The case bears the last name of Loretta Rolland, its lead plaintiff and one of those who traveled to U.S. District Court in Springfield May 8 to mark its official end.
Rolland is not destined to be famous, but it is from her tough experience that thousands of people won greater freedom of movement and association today — and for years to come.
Even those who follow the news may have forgotten this case.
It never received as much attention as earlier efforts to liberate patients from the Northampton State Hospital or the Belchertown State School. But it shared with those deinstitutionalization drives the premise that disadvantaged people deserve to live with greater freedom in the community. And so it was back in 1998 that Northampton-based advocates with the Center for Public Representation took on Rolland’s case.
She was then one of hundreds of developmentally disabled people walled off from normal society through confinement in a nursing home. The center found men and women in similar predicaments and joined them as plaintiffs in a class action lawsuit under the federal Americans with Disabilities Act.
Just four years into the litigation, Rolland, now 71, moved from a nursing home into an apartment at St. Michael’s House in Northampton. She now lives in an apartment in a group home in Holden.
Last week, people who devoted years of their lives to this case recalled how antagonistic the parties were at the outset. They took up the tools of litigation and did battle.
Listening to it all was U.S. District Court Magistrate Judge Kenneth P. Neiman. For years, Neiman relied upon a court monitor, Lyn Rucker, to investigate whether his rulings in favor of the plaintiffs were being honored by the state.
Those close to the case say big gains were logged after the 2007 appointment of Elin M. Howe as commissioner of the state Department of Developmental Services. Under her leadership, the state allocated enough money to expand residential services and get people out of nursing homes.
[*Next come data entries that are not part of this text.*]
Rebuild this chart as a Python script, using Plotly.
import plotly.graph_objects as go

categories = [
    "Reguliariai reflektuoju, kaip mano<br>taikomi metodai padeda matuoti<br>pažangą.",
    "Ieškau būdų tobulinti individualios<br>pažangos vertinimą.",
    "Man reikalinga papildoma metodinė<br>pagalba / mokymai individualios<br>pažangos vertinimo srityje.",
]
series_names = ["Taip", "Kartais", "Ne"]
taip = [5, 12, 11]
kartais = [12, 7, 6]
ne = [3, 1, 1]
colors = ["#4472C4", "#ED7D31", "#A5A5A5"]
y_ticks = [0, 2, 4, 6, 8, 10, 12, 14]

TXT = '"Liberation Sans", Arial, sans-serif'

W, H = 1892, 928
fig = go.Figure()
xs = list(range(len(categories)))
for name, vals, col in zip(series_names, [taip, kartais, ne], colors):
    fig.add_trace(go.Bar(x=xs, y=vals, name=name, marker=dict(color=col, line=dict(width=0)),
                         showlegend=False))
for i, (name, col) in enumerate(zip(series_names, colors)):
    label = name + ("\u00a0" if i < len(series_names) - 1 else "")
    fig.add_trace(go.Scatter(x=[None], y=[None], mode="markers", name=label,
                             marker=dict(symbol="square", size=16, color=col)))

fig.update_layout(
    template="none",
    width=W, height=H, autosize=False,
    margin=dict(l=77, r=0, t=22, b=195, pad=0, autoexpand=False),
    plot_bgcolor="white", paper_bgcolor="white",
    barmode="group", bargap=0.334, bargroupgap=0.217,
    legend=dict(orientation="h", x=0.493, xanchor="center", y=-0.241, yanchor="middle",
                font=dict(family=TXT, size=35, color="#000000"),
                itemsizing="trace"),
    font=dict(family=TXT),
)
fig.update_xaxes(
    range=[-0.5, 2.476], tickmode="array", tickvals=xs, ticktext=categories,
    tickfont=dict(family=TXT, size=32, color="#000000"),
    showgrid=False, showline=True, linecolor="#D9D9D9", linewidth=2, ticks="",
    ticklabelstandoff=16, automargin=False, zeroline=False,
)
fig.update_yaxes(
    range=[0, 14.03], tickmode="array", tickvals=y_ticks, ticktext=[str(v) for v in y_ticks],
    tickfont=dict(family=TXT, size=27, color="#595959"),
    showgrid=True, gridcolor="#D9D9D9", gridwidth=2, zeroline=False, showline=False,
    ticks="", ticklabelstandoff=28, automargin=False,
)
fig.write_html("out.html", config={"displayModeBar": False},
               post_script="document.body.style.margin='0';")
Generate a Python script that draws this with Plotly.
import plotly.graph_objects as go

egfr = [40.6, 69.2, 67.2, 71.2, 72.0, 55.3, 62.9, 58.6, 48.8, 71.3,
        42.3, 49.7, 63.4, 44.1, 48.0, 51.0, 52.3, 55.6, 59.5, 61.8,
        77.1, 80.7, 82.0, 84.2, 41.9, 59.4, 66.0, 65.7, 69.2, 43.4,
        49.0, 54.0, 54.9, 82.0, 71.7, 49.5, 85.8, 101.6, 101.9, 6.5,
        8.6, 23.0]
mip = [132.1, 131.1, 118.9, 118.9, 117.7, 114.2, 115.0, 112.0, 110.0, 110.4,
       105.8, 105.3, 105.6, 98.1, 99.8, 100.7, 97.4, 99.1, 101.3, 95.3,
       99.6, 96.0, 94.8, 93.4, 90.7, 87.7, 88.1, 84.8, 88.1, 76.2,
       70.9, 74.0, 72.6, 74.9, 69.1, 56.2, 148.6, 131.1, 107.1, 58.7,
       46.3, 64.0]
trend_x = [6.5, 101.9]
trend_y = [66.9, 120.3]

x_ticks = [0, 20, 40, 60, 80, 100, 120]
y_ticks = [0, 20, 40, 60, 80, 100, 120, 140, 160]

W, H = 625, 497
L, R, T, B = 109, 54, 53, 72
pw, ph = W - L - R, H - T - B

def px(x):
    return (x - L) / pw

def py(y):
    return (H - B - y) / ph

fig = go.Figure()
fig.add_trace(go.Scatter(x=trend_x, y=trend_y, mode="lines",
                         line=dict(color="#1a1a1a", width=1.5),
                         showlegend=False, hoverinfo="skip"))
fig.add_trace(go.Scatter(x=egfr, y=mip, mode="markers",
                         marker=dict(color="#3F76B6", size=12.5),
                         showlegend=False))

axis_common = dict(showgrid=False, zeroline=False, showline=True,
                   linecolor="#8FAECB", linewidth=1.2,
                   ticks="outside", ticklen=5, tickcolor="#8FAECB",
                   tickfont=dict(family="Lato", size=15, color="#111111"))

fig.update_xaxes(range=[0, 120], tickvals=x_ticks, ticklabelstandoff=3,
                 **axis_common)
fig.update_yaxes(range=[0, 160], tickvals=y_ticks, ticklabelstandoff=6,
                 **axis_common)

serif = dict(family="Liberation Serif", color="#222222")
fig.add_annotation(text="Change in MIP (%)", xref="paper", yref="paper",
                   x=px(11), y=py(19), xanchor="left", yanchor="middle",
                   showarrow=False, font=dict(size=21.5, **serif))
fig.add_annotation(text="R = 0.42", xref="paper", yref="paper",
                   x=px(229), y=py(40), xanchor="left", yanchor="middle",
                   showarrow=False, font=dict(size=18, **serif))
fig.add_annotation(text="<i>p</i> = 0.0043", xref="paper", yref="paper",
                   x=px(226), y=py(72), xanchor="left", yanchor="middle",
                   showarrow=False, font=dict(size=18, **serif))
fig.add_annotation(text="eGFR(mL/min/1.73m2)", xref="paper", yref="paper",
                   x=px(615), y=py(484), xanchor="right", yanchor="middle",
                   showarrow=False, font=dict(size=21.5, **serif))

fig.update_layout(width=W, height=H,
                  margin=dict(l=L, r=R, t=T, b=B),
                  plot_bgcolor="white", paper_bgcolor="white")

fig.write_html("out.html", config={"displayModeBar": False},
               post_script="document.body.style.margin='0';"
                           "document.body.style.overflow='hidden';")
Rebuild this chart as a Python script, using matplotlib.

In time, Rucker told the Gazette last week, the contentiousness drained out of the case. The lives of people like Loretta Rolland were improved due to the concerted efforts of their legal allies. Then last week, the magistrate declared the objectives met and the case closed.
Steven J. Schwartz, the center’s litigation director, said his team went after inadequate care of the developmentally disabled in 290 nursing homes in the state. In time, the suit succeeded in moving about 1,800 people out of nursing homes and into settings that allowed them to live with greater freedom and respect.
Schwartz and his colleagues did more than help Massachusetts residents. The case inspired lawsuits around the U.S. and Schwartz said some of Neiman’s rulings have been adopted in other courts. That’s a long reach for a case that’s been out of the news for more than a decade. Rolland v. Patrick may have not garnered many headlines, but it changed lives and will continue to do so.